Surely China will have to “fix” the problem, analysts argue, because of the 2008 Olympics in Beijing. 

————

Last night I saw the news reports saying two military divisions had arrived in Rangoon, including the 22nd —one of the same units deployed to Rangoon in 1988. ~Melinda Liu

This last point is one of the more telling observations of the article.  The question about China forcing the junta to “do the right thing” assumes that Beijing sees the “right thing” to be the same as other outsiders do.  I am doubtful that the Chinese government sees it this way.  As the article relates, China has tried to distance itself from its more disreputable satellites in recent months, but any expectation that China wants to stop the crackdown in Burma because of the ’08 Olympics seems mistaken.  There is no guarantee that China’s economic interests in Burma would be seriously threatened by a destabilisation or ousting of the junta, but it is likely not something that the Chinese government wants to risk.  Any government that replaced the junta would be made up of those democrats who will remember China’s backing of the junta for all these years. 

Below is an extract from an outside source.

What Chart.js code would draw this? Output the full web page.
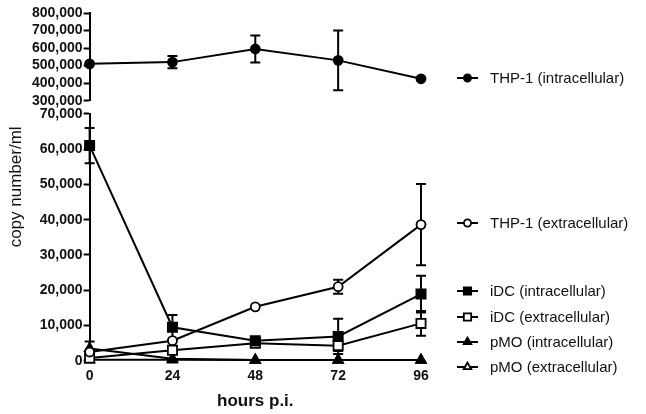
<!DOCTYPE html>
<html>
<head>
<meta charset="utf-8">
<script src="https://cdn.jsdelivr.net/npm/chart.js@4.4.1/dist/chart.umd.min.js"></script>
<style>
  html, body { margin: 0; padding: 0; background: #fff; }
  #wrap { width: 646px; height: 414px; position: relative; }
</style>
</head>
<body>
<div id="wrap"><canvas id="myChart" width="646" height="414"></canvas></div>
<script>
// hours post infection
var hours = [0, 24, 48, 72, 96];

// copy number/ml
var thp1Intra = [510000, 520000, 595000, 530000, 425000];
var thp1IntraErr = [0, 35000, 77000, 170000, 0];
var thp1Extra = [2500, 5700, 15300, 21000, 38600];
var thp1ExtraErr = [0, 0, 0, 2000, 11500];
var idcIntra = [61000, 9500, 5700, 6900, 18900];
var idcIntraErr = [5000, 3500, 0, 5000, 5200];
var idcExtra = [800, 3000, 5000, 4300, 10600];
var idcExtraErr = [0, 0, 1000, 1500, 3500];
var pmoIntra = [3500, 600, 200, 200, 200];
var pmoIntraErr = [2000, 0, 0, 0, 0];
var pmoExtra = [300, 300, 200, 200, 200];
var pmoExtraErr = [0, 0, 0, 0, 0];

var labels = ['THP-1 (intracellular)', 'THP-1 (extracellular)', 'iDC (intracellular)',
              'iDC (extracellular)', 'pMO (intracellular)', 'pMO (extracellular)'];
var topTicks = [300000, 800000];
var bottomTicks = [0, 70000];

function pts(vals) {
    return vals.map(function (v, i) { return { x: hours[i], y: v }; });
}

function series(label, vals, errs, style, filled, radius, axis) {
    return {
        label: label,
        data: pts(vals),
        errors: errs,
        yAxisID: axis,
        borderColor: '#000',
        borderWidth: 2,
        pointStyle: style,
        pointRadius: radius,
        pointBorderWidth: 1.8,
        pointBackgroundColor: filled ? '#000' : '#fff',
        pointBorderColor: '#000',
        clip: false,
        tension: 0
    };
}

// error bars drawn under the markers
var errorBars = {
    id: 'errorBars',
    beforeDatasetsDraw: function (chart) {
        var ctx = chart.ctx;
        var xs = chart.scales.x;
        ctx.save();
        ctx.strokeStyle = '#000';
        ctx.lineWidth = 2;
        chart.data.datasets.forEach(function (ds) {
            var ys = chart.scales[ds.yAxisID];
            ds.data.forEach(function (p, i) {
                var e = ds.errors[i];
                if (!e) return;
                var x = xs.getPixelForValue(p.x);
                var y1 = ys.getPixelForValue(p.y + e);
                var y2 = ys.getPixelForValue(p.y - e);
                ctx.beginPath();
                ctx.moveTo(x, y1); ctx.lineTo(x, y2);
                ctx.moveTo(x - 5, y1); ctx.lineTo(x + 5, y1);
                ctx.moveTo(x - 5, y2); ctx.lineTo(x + 5, y2);
                ctx.stroke();
            });
        });
        ctx.restore();
    }
};

// y title and the legend on the right
var legendYs = [78, 223, 291, 317, 342, 367];
var extras = {
    id: 'extras',
    afterDraw: function (chart) {
        var ctx = chart.ctx;
        var area = chart.chartArea;
        ctx.save();
        ctx.fillStyle = '#111';
        ctx.font = '17px "Liberation Sans", Arial, sans-serif';
        ctx.textAlign = 'center';
        ctx.textBaseline = 'middle';
        ctx.translate(16, (area.top + area.bottom) / 2);
        ctx.rotate(-Math.PI / 2);
        ctx.fillText('copy number/ml', 0, 0);
        ctx.restore();

        ctx.save();
        chart.data.datasets.forEach(function (ds, i) {
            var y = legendYs[i];
            ctx.strokeStyle = '#000';
            ctx.lineWidth = 2;
            ctx.beginPath();
            ctx.moveTo(457, y); ctx.lineTo(478, y);
            ctx.stroke();
            ctx.fillStyle = ds.pointBackgroundColor;
            ctx.lineWidth = 1.8;
            Chart.helpers.drawPoint(ctx, {
                pointStyle: ds.pointStyle,
                radius: ds.pointRadius * 0.8,
                rotation: 0,
                borderWidth: 1.8
            }, 467.5, y);
            ctx.fillStyle = '#111';
            ctx.font = '15px "Liberation Sans", Arial, sans-serif';
            ctx.textAlign = 'left';
            ctx.textBaseline = 'middle';
            ctx.fillText(ds.label, 490, y + 1);
        });
        ctx.restore();
    }
};

var tickFont = { family: '"Liberation Sans", Arial, sans-serif', size: 14, weight: 'bold' };
function fmt(v) { return Number(v).toLocaleString('en-US'); }

var ctx = document.getElementById('myChart').getContext('2d');
var chart = new Chart(ctx, {
    type: 'line',
    data: {
        datasets: [
            series(labels[0], thp1Intra, thp1IntraErr, 'circle', true, 4.5, 'yTop'),
            series(labels[1], thp1Extra, thp1ExtraErr, 'circle', false, 4.5, 'y'),
            series(labels[2], idcIntra, idcIntraErr, 'rect', true, 6.5, 'y'),
            series(labels[3], idcExtra, idcExtraErr, 'rect', false, 6.5, 'y'),
            series(labels[4], pmoIntra, pmoIntraErr, 'triangle', true, 5.5, 'y'),
            series(labels[5], pmoExtra, pmoExtraErr, 'triangle', false, 5.5, 'y')
        ]
    },
    options: {
        responsive: false,
        animation: false,
        layout: { padding: { left: 31, right: 225, top: 13, bottom: 2 } },
        plugins: { legend: { display: false }, tooltip: { enabled: false } },
        scales: {
            x: {
                type: 'linear',
                min: hours[0],
                max: hours[hours.length - 1],
                grid: { display: false, drawTicks: false },
                border: { display: false },
                ticks: { stepSize: 24, color: '#111', font: tickFont, padding: 7 },
                title: {
                    display: true,
                    text: 'hours p.i.',
                    color: '#111',
                    font: { family: '"Liberation Sans", Arial, sans-serif', size: 17, weight: 'bold' },
                    padding: { top: 0, bottom: 0 }
                }
            },
            // stacked axes are placed bottom-up in the order they are defined
            y: {
                type: 'linear',
                position: 'left',
                stack: 'left',
                stackWeight: 245,
                min: bottomTicks[0],
                max: bottomTicks[1],
                grid: { display: true, drawOnChartArea: false, tickLength: 6, tickWidth: 2, color: '#000' },
                border: { display: true, color: '#000', width: 2 },
                ticks: { stepSize: 10000, autoSkip: false, color: '#111', font: tickFont, padding: 1, callback: fmt }
            },
            yGap: {
                type: 'linear',
                position: 'left',
                stack: 'left',
                stackWeight: 13,
                grid: { display: false },
                border: { display: false },
                ticks: { display: false }
            },
            yTop: {
                type: 'linear',
                position: 'left',
                stack: 'left',
                stackWeight: 87,
                min: topTicks[0],
                max: topTicks[1],
                grid: { display: true, drawOnChartArea: false, tickLength: 6, tickWidth: 2, color: '#000' },
                border: { display: true, color: '#000', width: 2 },
                ticks: { stepSize: 100000, autoSkip: false, color: '#111', font: tickFont, padding: 1, callback: fmt }
            }
        }
    },
    plugins: [errorBars, extras]
});
</script>
</body>
</html>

Even if economic realities dictate that Burma remain tied to China for the present, resentment against China’s role in the junta’s grip on power could fuel a strong reaction against the Chinese.  (Consider how radicalised Iranians reacted against the United States as a model of what might happen.)  There have been strong expressions of anti-Chinese sentiment in other outposts of Beijing’s informal empire:

While China likes to portray itself as a benign force in Africa, free of the historical baggage carried by the former colonial powers, Beijing’s conduct is already resented.

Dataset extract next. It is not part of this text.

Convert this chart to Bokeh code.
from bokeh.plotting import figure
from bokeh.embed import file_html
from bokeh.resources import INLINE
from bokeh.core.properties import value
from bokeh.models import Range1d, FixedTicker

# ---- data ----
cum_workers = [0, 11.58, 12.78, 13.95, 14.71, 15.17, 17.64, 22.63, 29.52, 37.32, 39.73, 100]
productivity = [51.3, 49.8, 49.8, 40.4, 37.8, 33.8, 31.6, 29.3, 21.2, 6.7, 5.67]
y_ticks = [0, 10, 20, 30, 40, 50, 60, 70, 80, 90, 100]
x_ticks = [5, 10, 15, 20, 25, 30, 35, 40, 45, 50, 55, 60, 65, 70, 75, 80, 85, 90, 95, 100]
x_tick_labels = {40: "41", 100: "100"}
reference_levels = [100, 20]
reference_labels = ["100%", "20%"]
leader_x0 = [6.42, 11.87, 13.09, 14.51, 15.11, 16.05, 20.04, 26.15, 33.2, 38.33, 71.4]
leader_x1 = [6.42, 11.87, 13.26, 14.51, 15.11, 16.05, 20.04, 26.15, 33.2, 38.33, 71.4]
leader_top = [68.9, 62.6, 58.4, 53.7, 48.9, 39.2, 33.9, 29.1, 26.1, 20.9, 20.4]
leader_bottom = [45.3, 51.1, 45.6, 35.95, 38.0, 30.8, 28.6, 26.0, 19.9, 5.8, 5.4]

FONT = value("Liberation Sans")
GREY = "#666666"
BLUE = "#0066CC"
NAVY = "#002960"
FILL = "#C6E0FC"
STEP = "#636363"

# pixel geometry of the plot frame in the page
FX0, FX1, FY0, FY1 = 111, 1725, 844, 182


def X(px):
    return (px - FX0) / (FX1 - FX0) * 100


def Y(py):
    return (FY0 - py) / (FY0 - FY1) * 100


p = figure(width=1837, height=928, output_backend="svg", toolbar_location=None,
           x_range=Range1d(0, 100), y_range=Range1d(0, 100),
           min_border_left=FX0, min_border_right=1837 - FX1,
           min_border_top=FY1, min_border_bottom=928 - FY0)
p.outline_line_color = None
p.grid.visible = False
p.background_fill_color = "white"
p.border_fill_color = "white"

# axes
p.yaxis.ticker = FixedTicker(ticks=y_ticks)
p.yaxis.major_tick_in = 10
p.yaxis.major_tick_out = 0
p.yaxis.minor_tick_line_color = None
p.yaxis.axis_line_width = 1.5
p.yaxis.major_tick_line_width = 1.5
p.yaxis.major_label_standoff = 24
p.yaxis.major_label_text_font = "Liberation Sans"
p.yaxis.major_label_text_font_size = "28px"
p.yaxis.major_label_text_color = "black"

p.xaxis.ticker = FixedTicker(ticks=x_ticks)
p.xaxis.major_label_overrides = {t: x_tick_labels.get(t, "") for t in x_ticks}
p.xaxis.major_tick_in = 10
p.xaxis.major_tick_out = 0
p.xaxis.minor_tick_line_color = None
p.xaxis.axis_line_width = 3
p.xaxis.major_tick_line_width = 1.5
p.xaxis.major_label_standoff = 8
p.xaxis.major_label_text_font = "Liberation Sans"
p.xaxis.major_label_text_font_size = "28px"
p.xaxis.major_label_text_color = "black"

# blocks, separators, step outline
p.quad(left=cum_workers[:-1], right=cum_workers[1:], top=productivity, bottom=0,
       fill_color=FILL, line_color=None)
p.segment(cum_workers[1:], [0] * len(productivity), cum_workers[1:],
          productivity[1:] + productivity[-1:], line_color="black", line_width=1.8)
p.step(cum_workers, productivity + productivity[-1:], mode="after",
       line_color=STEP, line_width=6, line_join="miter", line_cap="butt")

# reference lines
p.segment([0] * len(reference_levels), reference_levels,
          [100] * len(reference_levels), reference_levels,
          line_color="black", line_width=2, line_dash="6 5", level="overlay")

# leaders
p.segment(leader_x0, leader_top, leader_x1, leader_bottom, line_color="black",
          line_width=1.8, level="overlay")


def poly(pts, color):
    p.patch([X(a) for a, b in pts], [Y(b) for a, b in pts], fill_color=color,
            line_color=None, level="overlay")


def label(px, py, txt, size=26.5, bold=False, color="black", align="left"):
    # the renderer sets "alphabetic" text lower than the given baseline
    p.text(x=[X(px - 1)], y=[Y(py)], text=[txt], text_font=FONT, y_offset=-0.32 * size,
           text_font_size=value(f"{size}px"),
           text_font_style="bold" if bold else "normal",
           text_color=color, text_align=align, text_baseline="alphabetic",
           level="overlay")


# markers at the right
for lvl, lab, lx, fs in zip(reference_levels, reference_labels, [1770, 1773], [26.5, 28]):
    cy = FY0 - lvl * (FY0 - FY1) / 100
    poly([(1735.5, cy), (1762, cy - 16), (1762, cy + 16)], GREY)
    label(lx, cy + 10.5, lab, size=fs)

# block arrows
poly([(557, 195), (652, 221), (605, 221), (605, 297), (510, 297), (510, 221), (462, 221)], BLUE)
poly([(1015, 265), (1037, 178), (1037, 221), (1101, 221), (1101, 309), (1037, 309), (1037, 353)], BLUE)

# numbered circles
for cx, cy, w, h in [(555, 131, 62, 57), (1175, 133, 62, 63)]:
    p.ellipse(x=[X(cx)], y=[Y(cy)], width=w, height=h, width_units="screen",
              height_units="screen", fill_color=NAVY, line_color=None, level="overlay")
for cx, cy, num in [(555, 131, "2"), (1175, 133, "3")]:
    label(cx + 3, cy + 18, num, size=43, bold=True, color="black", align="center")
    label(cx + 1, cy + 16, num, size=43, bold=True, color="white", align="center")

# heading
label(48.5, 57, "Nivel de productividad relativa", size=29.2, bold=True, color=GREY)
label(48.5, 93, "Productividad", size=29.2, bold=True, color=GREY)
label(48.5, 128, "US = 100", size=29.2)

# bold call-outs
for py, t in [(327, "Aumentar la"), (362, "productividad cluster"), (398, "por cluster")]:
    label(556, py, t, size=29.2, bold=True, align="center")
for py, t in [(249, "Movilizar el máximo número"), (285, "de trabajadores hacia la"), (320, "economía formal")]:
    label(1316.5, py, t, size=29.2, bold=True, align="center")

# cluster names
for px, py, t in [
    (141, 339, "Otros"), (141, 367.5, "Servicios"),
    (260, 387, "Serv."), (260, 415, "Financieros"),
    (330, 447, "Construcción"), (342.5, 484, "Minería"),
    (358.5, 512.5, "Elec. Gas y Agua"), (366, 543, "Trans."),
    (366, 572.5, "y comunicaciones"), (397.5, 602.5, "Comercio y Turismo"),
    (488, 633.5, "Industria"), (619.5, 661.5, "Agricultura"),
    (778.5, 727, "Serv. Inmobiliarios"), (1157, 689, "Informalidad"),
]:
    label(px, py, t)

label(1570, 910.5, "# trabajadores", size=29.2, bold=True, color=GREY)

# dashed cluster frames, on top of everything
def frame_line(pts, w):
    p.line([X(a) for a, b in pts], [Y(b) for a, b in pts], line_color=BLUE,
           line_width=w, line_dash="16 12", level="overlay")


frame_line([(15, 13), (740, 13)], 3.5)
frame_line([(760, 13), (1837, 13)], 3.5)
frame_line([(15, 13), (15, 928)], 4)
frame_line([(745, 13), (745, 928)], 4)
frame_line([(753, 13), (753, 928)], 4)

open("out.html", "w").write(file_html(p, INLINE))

During last year’s presidential election in Zambia, the leading opposition candidate, Michael Sata, campaigned on an explicitly anti-Chinese ticket. Beijing’s investment was, Mr Sata argued, almost entirely worthless for Zambia.    

China has every interest at this point in backing the junta, even if it engages in a brutal crackdown.  Those who think that hosting the Olympics inspires good international behaviour should recall that the Soviets invaded Afghanistan in December of the year before the Moscow games.  There was a U.S. boycott, of course, which did nothing substantial to harm Moscow.  If one of China’s satellites does something vicious between now and next summer, it will affect Beijing even less.

P.S. Joshua Kurlantzick has a good article on Burma in The New Republic, which concludes:

Apparently convinced they’d risk no serious sanction, in September 1988 the Burmese military stepped in, staging a kind of auto-coup. In the course of suppressing protests, Burmese troops killed as many as three-thousand people. Today, similar fears are rising. More soldiers reportedly are taking positions in Rangoon, and the regime reportedly is recruiting criminals, possibly to infiltrate protests and cause havoc, a tactic utilized in 1988. Burmese opposition radio has reported rumors that senior junta leader Than Shwe has ordered that authorities can use violence to squash demonstrations. Twenty years on, 1988 looks nearer than ever.